The goal of this thesis is to carry out an experimental study of the performance of smart blades reducing extreme and/or cyclic loads for their use in wind turbines. First of all, theoretical research about wind turbines and smart blades was done. Some of this information is explained in the thesis in order to set the background and make it more readable and understandable (Chapters 1 to 3). The next step was to choose a blade profile that would fit well the requirements of the experiments and the manufacture of the set up. Besides, one of the possible smart devices had to be chosen according to its expected performance and its feasibility. It had to be taken into account the technologies and tools that could be used for the construction of the set up, and the characteristics of the set up itself. Therefore, the main features of the set up had to be thought at this point, even though the final design was not decided. After all the preceding work, the setup was defined and built (Chapter 4). It consisted in a GU25 (5) 8-11, a profile designed by the University of Glasgow that is quite thick, and has a CL graph quite linear. It was made in balsa wood that would make it light and after sanding it the remaining surface would be reasonably smooth. Some holes next to the trailing edge were performed for the implementation of the microtabs.
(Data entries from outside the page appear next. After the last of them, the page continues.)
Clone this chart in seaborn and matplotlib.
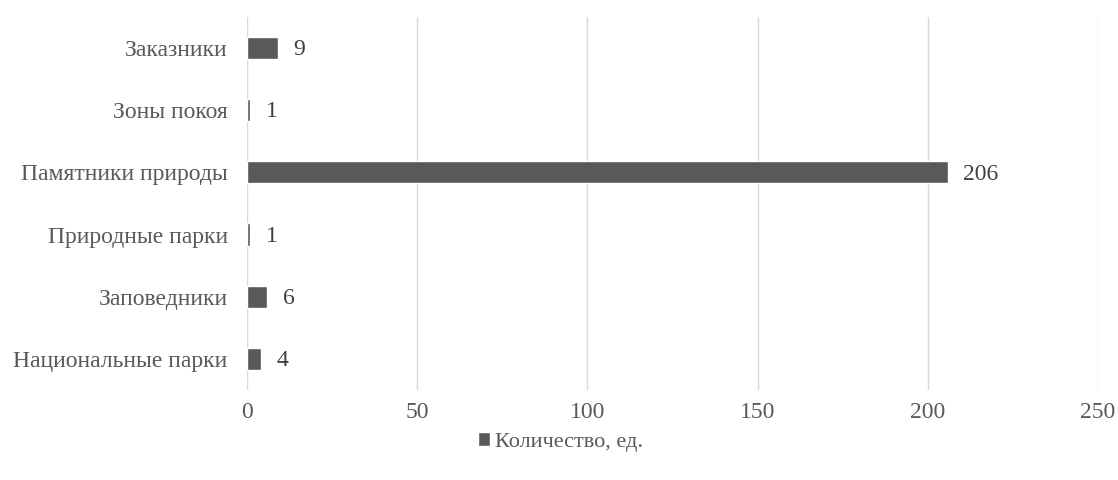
import pandas as pd
import matplotlib
matplotlib.use("Agg")
import matplotlib.pyplot as plt
import seaborn as sns

# Данные
categories = ["Заказники", "Зоны покоя", "Памятники природы",
              "Природные парки", "Заповедники", "Национальные парки"]
values = [9, 1, 206, 1, 6, 4]
series_name = "Количество, ед."

df = pd.DataFrame({"category": categories, "value": values})

sns.set_style("white")
plt.rcParams["font.family"] = ["Liberation Serif", "DejaVu Serif"]

bar_color = "#595959"
text_color = "#595959"

fig = plt.figure(figsize=(11.18, 4.8), dpi=100)
ax = fig.add_axes([0.221, 0.1875, 0.761, 0.7775])

sns.barplot(data=df, x="value", y="category", color=bar_color,
            width=0.36, saturation=1, ax=ax, label=series_name, zorder=3)

# подписи значений
for i, v in enumerate(values):
    ax.text(v + 4.5, i + 0.03, str(v), va="center", ha="left",
            fontsize=17, color="#404040")

ax.set_xlim(0, 250)
ax.set_xticks(range(0, 251, 50))
ax.grid(axis="x", color="#d9d9d9", linewidth=1, zorder=0)
ax.grid(axis="y", visible=False)
for s in ax.spines.values():
    s.set_visible(False)
ax.set_xlabel("")
ax.set_ylabel("")
ax.tick_params(axis="both", length=0, labelsize=17, colors=text_color)
ax.tick_params(axis="x", pad=9)
ax.tick_params(axis="y", pad=14)

ax.legend(loc="center", bbox_to_anchor=(0.368, -0.14), frameon=False,
          fontsize=16, handlelength=0.55, handleheight=0.55, handletextpad=0.2,
          labelcolor=text_color)

fig.savefig("out.png", dpi=100)
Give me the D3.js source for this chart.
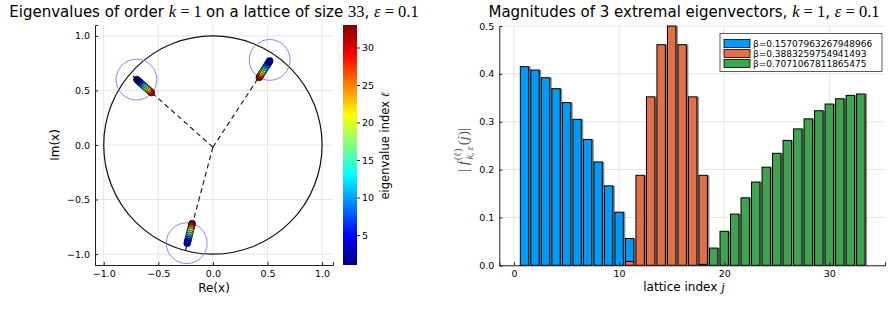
<!DOCTYPE html>
<html><head><meta charset="utf-8">
<script src="https://cdn.jsdelivr.net/npm/d3@7"></script>
<style>
body{margin:0;background:#fff;}
svg text{font-family:"DejaVu Sans",sans-serif;fill:#000;}
.m{font-family:"Liberation Serif","DejaVu Serif",serif;}
</style></head><body>
<svg id="c" width="896" height="325"></svg>
<script>
// ---------- data ----------
const eigRe = [-0.696,-0.683,-0.670,-0.657,-0.644,-0.631,-0.618,-0.604,-0.591,-0.578,-0.564,
                0.520,0.511,0.501,0.492,0.482,0.473,0.463,0.454,0.444,0.435,0.425,
               -0.235,-0.231,-0.226,-0.222,-0.217,-0.213,-0.208,-0.204,-0.199,-0.195,-0.190];
const eigIm = [0.600,0.588,0.576,0.564,0.553,0.541,0.530,0.518,0.506,0.494,0.481,
               0.770,0.755,0.740,0.725,0.710,0.695,0.680,0.665,0.650,0.635,0.620,
              -0.900,-0.882,-0.864,-0.846,-0.828,-0.810,-0.792,-0.774,-0.756,-0.738,-0.720];
const eigIdx = [1,4,7,10,13,16,19,22,25,28,31,
                2,5,8,11,14,17,20,23,26,29,32,
                3,6,9,12,15,18,21,24,27,30,33];
const rayEndRe = [-0.757,0.558,-0.252];
const rayEndIm = [0.655,0.830,-0.968];
const rayStart = [0.0,-0.02];
const clusterCenterRe = [-0.70,0.52,-0.24];
const clusterCenterIm = [0.60,0.78,-0.90];
const clusterRadius = 0.187;

const lattice = d3.range(1,34);
const betas = ["β=0.15707963267948966","β=0.3883259754941493","β=0.7071067811865475"];
const mag1 = [0.415,0.408,0.392,0.369,0.340,0.305,0.263,0.216,0.166,0.111,0.056,
              0,0,0,0,0,0,0,0,0,0,0,0,0,0,0,0,0,0,0,0,0,0];
const mag2 = [0,0,0,0,0,0,0,0,0,0,0.008,0.188,0.352,0.461,0.500,0.461,0.352,0.188,
              0,0,0,0,0,0,0,0,0,0,0,0,0,0,0];
const mag3 = [0,0,0,0,0,0,0,0,0,0,0,0,0,0,0,0,0,0.002,
              0.036,0.071,0.107,0.141,0.174,0.205,0.234,0.261,0.285,0.306,0.323,0.337,0.348,0.355,0.358];
const seriesColors = ["#009AFA","#E36F47","#3EA44E"];

const leftTicks = [-1.0,-0.5,0.0,0.5,1.0];
const cbTicks = [5,10,15,20,25,30];
const rightXTicks = [0,10,20,30];
const rightYTicks = [0,0.1,0.2,0.3,0.4,0.5];

// ---------- drawing ----------
const svg = d3.select("#c");
const fmt1 = d => (d<0?"\u2212":"") + Math.abs(d).toFixed(1);
const gridC = "#e5e5e5", axC = "#222";

const jet = d3.scaleLinear().domain([0,0.125,0.375,0.625,0.875,1])
  .range(["#00007F","#0000FF","#00FFFF","#FFFF00","#FF0000","#7F0000"]).clamp(true);
const cnorm = d3.scaleLinear().domain([1,33]).range([0,1]);

// LEFT PANEL
const xL = d3.scaleLinear().domain([-1.08,1.10]).range([95,333]);
const yL = d3.scaleLinear().domain([-1.1,1.1]).range([265,25]);
const gL = svg.append("g");
leftTicks.forEach(t=>{
  gL.append("line").attr("x1",xL(t)).attr("x2",xL(t)).attr("y1",25).attr("y2",265).attr("stroke",gridC);
  gL.append("line").attr("y1",yL(t)).attr("y2",yL(t)).attr("x1",95).attr("x2",333).attr("stroke",gridC);
});
const axL = d3.axisLeft(yL).tickValues(leftTicks).tickFormat(fmt1).tickSize(-3).tickPadding(5);
const axB = d3.axisBottom(xL).tickValues(leftTicks).tickFormat(fmt1).tickSize(-3).tickPadding(5);
[gL.append("g").attr("transform","translate(95,0)").call(axL),
 gL.append("g").attr("transform","translate(0,265)").call(axB)].forEach(a=>{
  a.select(".domain").attr("stroke",axC).attr("stroke-width",1);
  a.selectAll(".tick line").attr("stroke",axC);
  a.selectAll("text").attr("font-size",9.5).attr("fill","#222").attr("font-family","DejaVu Sans");
});
gL.append("circle").attr("cx",xL(0)).attr("cy",yL(0)).attr("r",xL(1)-xL(0))
  .attr("fill","none").attr("stroke","#111").attr("stroke-width",1.2);
rayEndRe.forEach((r,i)=>{
  gL.append("line").attr("x1",xL(rayStart[0])).attr("y1",yL(rayStart[1]))
    .attr("x2",xL(r)).attr("y2",yL(rayEndIm[i]))
    .attr("stroke","#111").attr("stroke-width",1.1).attr("stroke-dasharray","5,3.5");
});
clusterCenterRe.forEach((c,i)=>{
  gL.append("circle").attr("cx",xL(c)).attr("cy",yL(clusterCenterIm[i]))
    .attr("r",xL(clusterRadius)-xL(0)).attr("fill","none").attr("stroke","#8585ff").attr("stroke-width",1);
});
d3.range(eigRe.length).sort((a,b)=>eigIdx[b]-eigIdx[a]).forEach(i=>{
  gL.append("circle").attr("cx",xL(eigRe[i])).attr("cy",yL(eigIm[i])).attr("r",3.4)
    .attr("fill",jet(cnorm(eigIdx[i]))).attr("stroke","#000").attr("stroke-width",0.7);
});
// colorbar
const yC = d3.scaleLinear().domain([1,33]).range([265,25]);
const defs = svg.append("defs");
const lg = defs.append("linearGradient").attr("id","jetg").attr("x1",0).attr("y1",1).attr("x2",0).attr("y2",0);
d3.range(0,1.0001,0.0625).forEach(s=>lg.append("stop").attr("offset",s).attr("stop-color",jet(s)));
svg.append("rect").attr("x",343).attr("y",25).attr("width",14).attr("height",240).attr("fill","url(#jetg)");
const axC2 = d3.axisRight(yC).tickValues(cbTicks).tickSize(3).tickPadding(2);
const gc = svg.append("g").attr("transform","translate(357,0)").call(axC2);
gc.select(".domain").remove();
gc.selectAll(".tick line").attr("stroke","#222");
gc.selectAll("text").attr("font-size",9.5).attr("fill","#222");
const cbl = svg.append("text").attr("transform","translate(389,146) rotate(-90)").attr("text-anchor","middle").attr("font-size",11.5);
cbl.append("tspan").text("eigenvalue index ");
cbl.append("tspan").attr("class","m").attr("font-style","italic").text("ℓ");
svg.append("text").attr("x",214).attr("y",292).attr("text-anchor","middle").attr("font-size",12).text("Re(x)");
svg.append("text").attr("transform","translate(59,145) rotate(-90)").attr("text-anchor","middle").attr("font-size",12).text("Im(x)");
const tL = svg.append("text").attr("x",214).attr("y",17).attr("text-anchor","middle").attr("font-size",15);
tL.append("tspan").text("Eigenvalues of order ");
tL.append("tspan").attr("class","m").attr("font-style","italic").attr("font-size",16.5).text("k");
tL.append("tspan").attr("class","m").attr("font-size",16.5).text(" = 1 ");
tL.append("tspan").text(" on a lattice of size ");
tL.append("tspan").attr("class","m").attr("font-size",16.5).text("33");
tL.append("tspan").text(", ");
tL.append("tspan").attr("class","m").attr("font-style","italic").attr("font-size",16.5).text("ε");
tL.append("tspan").attr("class","m").attr("font-size",16.5).text(" = 0.1");

// RIGHT PANEL
const xR = d3.scaleLinear().domain([-1.4,35.3]).range([499.3,885]);
const yR = d3.scaleLinear().domain([0,0.5]).range([265.3,26]);
const gR = svg.append("g");
rightXTicks.forEach(t=>gR.append("line").attr("x1",xR(t)).attr("x2",xR(t)).attr("y1",26).attr("y2",265.3).attr("stroke",gridC));
rightYTicks.forEach(t=>gR.append("line").attr("y1",yR(t)).attr("y2",yR(t)).attr("x1",499.3).attr("x2",885).attr("stroke",gridC));
const bw = 0.4;
[mag1,mag2,mag3].forEach((vals,si)=>{
  const gs = gR.append("g");
  lattice.forEach((j,k)=>{
    const v = vals[k]; if(!(v>0)) return;
    const x0 = xR(j-bw), x1 = xR(j+bw), y0 = yR(v), y1 = yR(0);
    gs.append("rect").attr("x",x1).attr("y",y0).attr("width",2).attr("height",y1-y0).attr("fill","#888");
    gs.append("rect").attr("x",x0).attr("y",y0).attr("width",x1-x0).attr("height",y1-y0)
      .attr("fill",seriesColors[si]).attr("stroke","#000").attr("stroke-width",1);
  });
});
const axRL = d3.axisLeft(yR).tickValues(rightYTicks).tickFormat(d3.format(".1f")).tickSize(-3).tickPadding(5);
const axRB = d3.axisBottom(xR).tickValues(rightXTicks).tickSize(-3).tickPadding(5);
[gR.append("g").attr("transform","translate(499.3,0)").call(axRL),
 gR.append("g").attr("transform","translate(0,265.3)").call(axRB)].forEach(a=>{
  a.select(".domain").attr("stroke",axC).attr("stroke-width",1);
  a.selectAll(".tick line").attr("stroke",axC);
  a.selectAll("text").attr("font-size",9.5).attr("fill","#222");
});
const lgG = svg.append("g");
lgG.append("rect").attr("x",720).attr("y",33.5).attr("width",162).attr("height",38).attr("fill","#fff").attr("stroke","#333").attr("stroke-width",0.8);
betas.forEach((b,i)=>{
  const yy = 43.5 + i*10;
  lgG.append("rect").attr("x",724).attr("y",yy-4).attr("width",26).attr("height",8).attr("fill",seriesColors[i]).attr("stroke","#000").attr("stroke-width",0.8);
  lgG.append("text").attr("x",753).attr("y",yy+3.5).attr("font-size",9).attr("fill","#222").text(b);
});
const xl = svg.append("text").attr("x",684).attr("y",291).attr("text-anchor","middle").attr("font-size",12);
xl.append("tspan").text("lattice index ");
xl.append("tspan").attr("class","m").attr("font-style","italic").attr("font-size",13).text("j");
const yl = svg.append("text").attr("transform","translate(468,150) rotate(-90)").attr("text-anchor","middle").attr("class","m").attr("font-size",15);
const c4 = "#555";
yl.append("tspan").attr("fill",c4).text("| ");
yl.append("tspan").attr("fill",c4).attr("font-style","italic").text("f");
yl.append("tspan").attr("fill",c4).attr("font-size",10).attr("dx",1).attr("dy",-7).text("(ℓ)");
yl.append("tspan").attr("fill",c4).attr("font-size",10).attr("font-style","italic").attr("dx",-11).attr("dy",12).text("k, ε");
yl.append("tspan").attr("fill",c4).attr("dx",1).attr("dy",-5).text("(");
yl.append("tspan").attr("fill",c4).attr("font-style","italic").text("j");
yl.append("tspan").attr("fill",c4).text(")|");
const tR = svg.append("text").attr("x",684).attr("y",17).attr("text-anchor","middle").attr("font-size",15);
tR.append("tspan").text("Magnitudes of 3 extremal eigenvectors, ");
tR.append("tspan").attr("class","m").attr("font-style","italic").attr("font-size",16.5).text("k");
tR.append("tspan").attr("class","m").attr("font-size",16.5).text(" = 1");
tR.append("tspan").text(", ");
tR.append("tspan").attr("class","m").attr("font-style","italic").attr("font-size",16.5).text("ε");
tR.append("tspan").attr("class","m").attr("font-size",16.5).text(" = 0.1");
</script></body></html>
This blade was setup with a system for measuring the angle of attack in a test section, which included an aerodynamic balance for measuring the lift forces. The experiments (Chapter 5) consisted in measuring the lift forces in the blade with and without microtab for different angles of attack, with a solidity ratio of 100%. Also different speeds were tested, as the behaviour of the profile changes extremely depending on the Reynolds number. The used microtabs were made in balsa wood cutting sections and gluing them altogether with a solidity ratio of the 96%. It was tested at the 90% of the chord length due to space requirements in the blade. Finally, final conclusions (Chapter 6) and future research options (Chapter 7) are explained.